In 2020, industrial activities within the EU emitted a total of 351 million metric tons of CO2 equivalent, marking an 8% reduction from the levels recorded in 2019. Numerous instances require continuous high-temperature heat for these processes, and currently, no feasible solution for decarbonization exists. The implementation of viable short-term thermal energy storage, lasting up to 48 hours, would facilitate the substitution of fossil fuels with industrial waste heat and renewable electricity.

HEATERNAL brings together four specialized public research teams focused on prototyping and modeling thermal systems, phase-change materials, and 3D printing. Additionally, it involves two manufacturers each from the metals and ceramics sectors, a process engineering SME, an equipment manufacturer, an SME specialized in life cycle assessment (LCA) and techno-economic analysis, as well as an SME experienced in dissemination and communication. The collaborative objective is to create a prototype and model for an innovative thermal energy storage concept that draws from substantial scientific and industrial expertise.
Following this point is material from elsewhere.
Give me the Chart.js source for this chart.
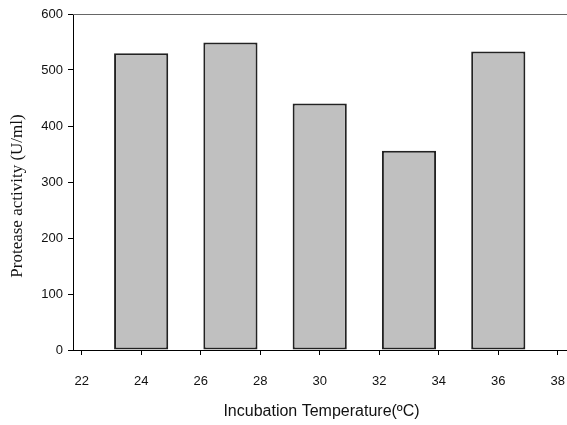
<!DOCTYPE html>
<html>
<head>
<meta charset="utf-8">
<script src="https://cdn.jsdelivr.net/npm/chart.js@4.4.0/dist/chart.umd.min.js"></script>
<style>
  body { margin: 0; background: #fff; }
  #wrap { width: 567px; height: 425px; overflow: hidden; }
</style>
</head>
<body>
<div id="wrap"><canvas id="myChart" width="572" height="425"></canvas></div>
<script>
// data
const temps = [24, 27, 30, 33, 36];
const activity = [530, 549, 440, 356, 533];
const xTicks = [22, 24, 26, 28, 30, 32, 34, 36, 38];
const yTicks = [0, 100, 200, 300, 400, 500, 600];

const yTitle = 'Protease activity (U/ml)';
const xTitle = 'Incubation Temperature(ºC)';

// top frame line + y title, placed where the original has them
const extras = {
    id: 'extras',
    afterDraw(chart) {
        const ctx = chart.ctx;
        const area = chart.chartArea;
        ctx.save();
        ctx.strokeStyle = '#666';
        ctx.lineWidth = 1;
        ctx.beginPath();
        ctx.moveTo(area.left, area.top + 0.5);
        ctx.lineTo(chart.width, area.top + 0.5);
        ctx.stroke();

        ctx.translate(18, 196);
        ctx.rotate(-Math.PI / 2);
        ctx.fillStyle = '#111';
        ctx.font = '17px "Liberation Serif", "Times New Roman", serif';
        ctx.textAlign = 'center';
        ctx.textBaseline = 'middle';
        ctx.fillText(yTitle, 0, 0);
        ctx.restore();
    }
};

const points = temps.map(function (t, i) { return { x: t, y: activity[i] }; });

const ctx = document.getElementById('myChart').getContext('2d');
const chartInstance = new Chart(ctx, {
    type: 'bar',
    data: {
        datasets: [{
            data: points,
            backgroundColor: '#c0c0c0',
            borderColor: '#222',
            borderWidth: 2,
            borderSkipped: false,
            categoryPercentage: 0.91,
            barPercentage: 1.0
        }]
    },
    options: {
        responsive: false,
        animation: false,
        layout: { padding: { top: 14, right: 2, left: 0, bottom: 0 } },
        plugins: {
            legend: { display: false },
            tooltip: { enabled: false }
        },
        scales: {
            x: {
                type: 'linear',
                offset: false,
                min: 21.71,
                max: 38.41,
                afterBuildTicks: function (scale) {
                    scale.ticks = xTicks.map(function (v) { return { value: v }; });
                },
                afterFit: function (scale) {
                    scale.height = 75;
                    scale.paddingLeft = 0;
                    scale.paddingRight = 0;
                },
                grid: { offset: false, drawOnChartArea: false, drawTicks: true, tickLength: 5, color: '#000' },
                border: { display: true, color: '#000', width: 1 },
                ticks: {
                    padding: 19,
                    color: '#111',
                    font: { family: '"Liberation Sans", Arial, sans-serif', size: 13 }
                },
                title: {
                    display: true,
                    text: xTitle,
                    color: '#111',
                    padding: { top: 0, bottom: 4 },
                    font: { family: '"Liberation Sans", Arial, sans-serif', size: 16 }
                }
            },
            y: {
                min: 0,
                max: 600,
                afterBuildTicks: function (scale) {
                    scale.ticks = yTicks.map(function (v) { return { value: v }; });
                },
                afterFit: function (scale) { scale.width = 73; },
                grid: { drawOnChartArea: false, drawTicks: true, tickLength: 5, color: '#000' },
                border: { display: true, color: '#000', width: 1 },
                ticks: {
                    padding: 5,
                    color: '#111',
                    font: { family: '"Liberation Sans", Arial, sans-serif', size: 13 }
                }
            }
        }
    },
    plugins: [extras]
});
</script>
</body>
</html>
This involves two key components: (i) inventive phase-change materials and unit designs that amplify unit energy density by 350% compared to ceramic bricks, and (ii) manufacturing proficiency that guarantees swift integration of materials and units into factories by 2030. Consequently, the project aims to produce a 50-kWh prototype (at Technology Readiness Level 5) along with scaled-up storage system models tailored for factory integration.
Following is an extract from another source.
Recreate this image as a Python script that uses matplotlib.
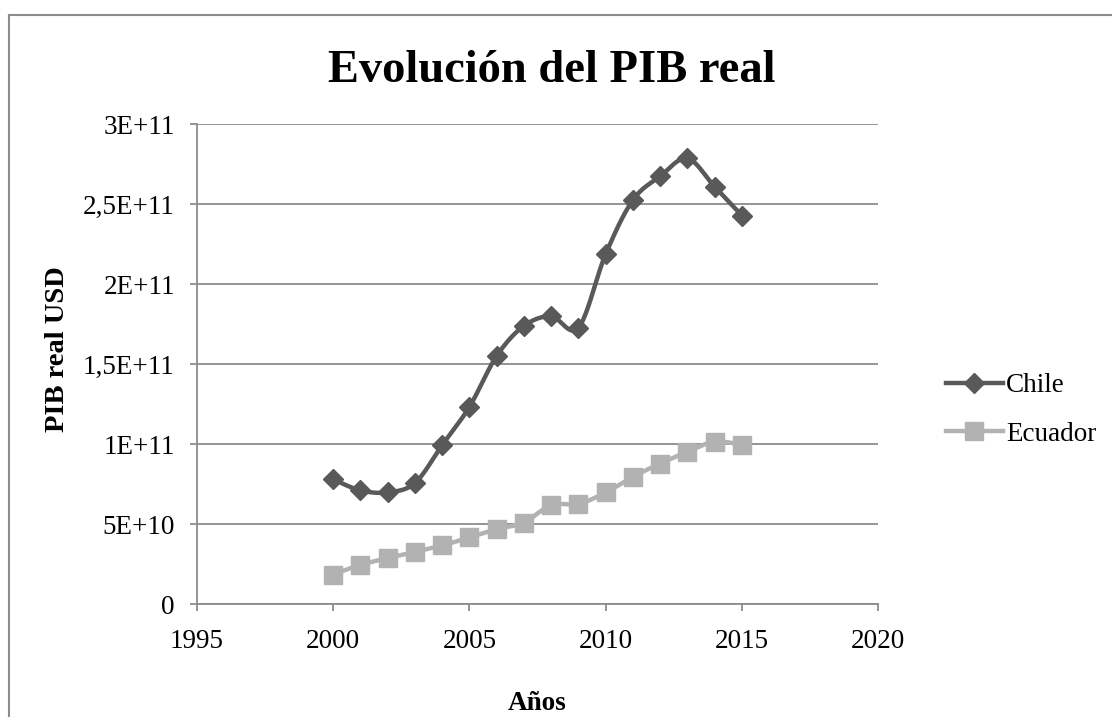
import numpy as np
import matplotlib
matplotlib.use('Agg')
import matplotlib.pyplot as plt
from matplotlib.lines import Line2D

# data (USD)
years = [2000, 2001, 2002, 2003, 2004, 2005, 2006, 2007,
         2008, 2009, 2010, 2011, 2012, 2013, 2014, 2015]
chile = [7.79e10, 7.10e10, 6.98e10, 7.56e10, 9.93e10, 1.232e11, 1.550e11, 1.738e11,
         1.798e11, 1.726e11, 2.186e11, 2.524e11, 2.673e11, 2.785e11, 2.609e11, 2.428e11]
ecuador = [1.84e10, 2.45e10, 2.86e10, 3.26e10, 3.66e10, 4.16e10, 4.68e10, 5.09e10,
           6.18e10, 6.25e10, 6.97e10, 7.94e10, 8.78e10, 9.50e10, 1.0150e11, 9.94e10]
yticks = [0, 5e10, 1e11, 1.5e11, 2e11, 2.5e11, 3e11]
ytick_labels = ['0', '5E+10', '1E+11', '1,5E+11', '2E+11', '2,5E+11', '3E+11']
xticks = [1995, 2000, 2005, 2010, 2015, 2020]

c_chile = '#595959'
c_ecu = '#b2b2b2'
grid_c = '#8c8c8c'

plt.rcParams['font.family'] = 'Liberation Serif'


def smooth(x, y, n=24):
    # Excel-like smoothed line (Catmull-Rom as cubic Bezier)
    x = np.asarray(x, float)
    y = np.asarray(y, float)
    px = np.concatenate([[x[0]], x, [x[-1]]])
    py = np.concatenate([[y[0]], y, [y[-1]]])
    t = np.linspace(0, 1, n)[:, None]
    xs, ys = [], []
    for i in range(1, len(px) - 2):
        p0 = np.array([px[i], py[i]])
        p3 = np.array([px[i + 1], py[i + 1]])
        p1 = p0 + (p3 - np.array([px[i - 1], py[i - 1]])) / 6
        p2 = p3 - (np.array([px[i + 2], py[i + 2]]) - p0) / 6
        b = (1 - t) ** 3 * p0 + 3 * (1 - t) ** 2 * t * p1 + 3 * (1 - t) * t ** 2 * p2 + t ** 3 * p3
        xs.append(b[:, 0])
        ys.append(b[:, 1])
    return np.concatenate(xs), np.concatenate(ys)


fig = plt.figure(figsize=(11.12, 7.17), dpi=100)
ax = fig.add_axes([197 / 1112, 1 - 604 / 717, (878 - 197) / 1112, 480 / 717])

sx, sy = smooth(years, chile)
ax.plot(sx, sy, color=c_chile, lw=3.2, solid_capstyle='round', zorder=3)
ax.plot(years, chile, ls='none', marker='D', ms=10, color=c_chile, mec=c_chile, zorder=4)

sx, sy = smooth(years, ecuador)
ax.plot(sx, sy, color=c_ecu, lw=3.2, solid_capstyle='round', zorder=3)
ax.plot(years, ecuador, ls='none', marker='s', ms=13, color=c_ecu, mec=c_ecu, zorder=4)

ax.set_xlim(1995, 2020)
ax.set_ylim(0, 3e11)
ax.set_xticks(xticks)
ax.set_xticklabels([str(v) for v in xticks])
ax.set_yticks(yticks)
ax.set_yticklabels(ytick_labels)
ax.yaxis.grid(True, color=grid_c, lw=1.3)
ax.set_axisbelow(True)
for s in ['top', 'right']:
    ax.spines[s].set_visible(False)
for s in ['left', 'bottom']:
    ax.spines[s].set_color(grid_c)
    ax.spines[s].set_linewidth(1.3)
ax.tick_params(axis='both', direction='out', length=5, width=1.3, color=grid_c, labelsize=19.5)
ax.tick_params(axis='y', pad=11)
ax.tick_params(axis='x', pad=13)
ax.set_xlabel('Años', fontsize=19.5, fontweight='bold', labelpad=27)

fig.text(58 / 1112, 1 - 349 / 717, 'PIB real USD', rotation=90, fontsize=20.5,
         fontweight='bold', ha='center', va='center')
fig.text(552 / 1112, 1 - 82 / 717, 'Evolución del PIB real', fontsize=33.5,
         fontweight='bold', ha='center', va='baseline')

handles = [Line2D([], [], color=c_chile, lw=3.2, marker='D', ms=10),
           Line2D([], [], color=c_ecu, lw=3.2, marker='s', ms=13)]
fig.legend(handles, ['Chile', 'Ecuador'], loc='center left',
           bbox_to_anchor=(946 / 1112, 1 - 410 / 717), frameon=False, fontsize=19.5,
           borderpad=0, borderaxespad=0, handlelength=2.1, handletextpad=0.12,
           labelspacing=0.85)

# outer chart border (only top and left visible in the crop)
fig.add_artist(Line2D([9 / 1112, 1], [1 - 15 / 717, 1 - 15 / 717], color=grid_c, lw=1.5,
                      transform=fig.transFigure))
fig.add_artist(Line2D([9 / 1112, 9 / 1112], [0, 1 - 15 / 717], color=grid_c, lw=1.5,
                      transform=fig.transFigure))

fig.savefig('out.png', dpi=100)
A preliminary techno-economic study anticipates a return on investment within three years and a levelized cost of stored energy below 6€/MWh. This is notably 60% lower than molten salt storage, which lacks effectiveness at sufficiently high temperatures for major industries dealing with metals and minerals such as steel, glass, cement, and ceramics. The solution proposed by HEATERNAL effectively addresses industrial requisites, including a minimal footprint, a lifespan exceeding 10 years, and swift return on investment. The strategic exploitation plan aims to introduce the solution in the first factory by 2030. Sales projections indicate potential earnings of 286 million euros through the sales of phase-change materials, ceramic refractories, and engineering services by 2040, consequently preventing the emission of 147.5 million metric tons of CO2 equivalent by 2040, courtesy of the HEATERNAL thermal energy storage systems.